Developed in the late 1940’s and early 50’s by a Korean named Yong Sool Choi, Hapkido is a relatively modern art form. However, it is this origin, in the years immediately following the Japanese occupation of Korea during World War II, and the subsequent years which saw the outbreak of the Korean War, which is responsible for forging the practical, self-defense oriented focus of the art. The central purpose has always been to enable the average person to escape unharmed when confronted by a violent attacker or attackers. Hapkido proved so effective along these lines that it was soon being taught to the South Korean presidential bodyguards.
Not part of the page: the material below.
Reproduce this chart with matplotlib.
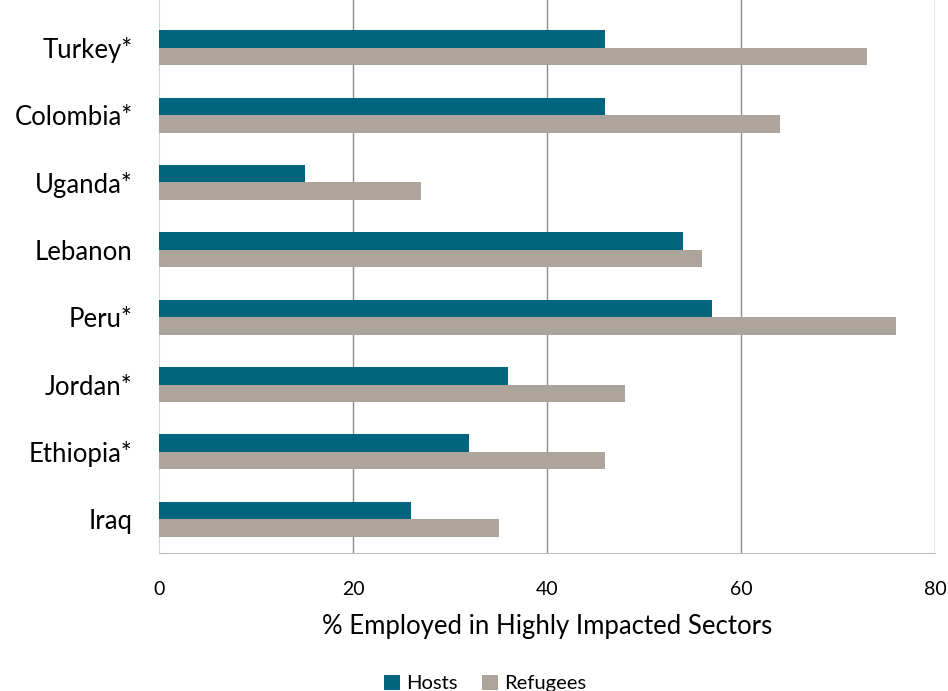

Later, Hapkido was taught to members of elite units in the South Korean armed forces and, after coming to the attention of the U.S. military in the 1960’s, was taught to the U.S. Army Special Forces (Green Berets) for use in hand-to-hand combat.

Time-and-again, Hapkido proved itself to be one of the world’s most effective fighting arts. However, it is also a highly versatile art, capable of modulating in severity between more or less violent applications of the same technique. A technique which would be used on the battlefield to completely tear apart the joints of an attacker’s arm can also be used in a bar room to restrain a drunken assailant without causing any injury at all. Frequently in class, techniques will be shown in their less violent applications to all students while high ranking students will be shown the more advanced (and more dangerous) applications of the same technique. Likewise, technique is taught in an age appropriate manner, with the more potentially dangerous techniques being confined to the adult classes while children’s classes focus on more non-violent technique categories appropriate to the level of schoolyard altercations that they are more likely to find themselves in.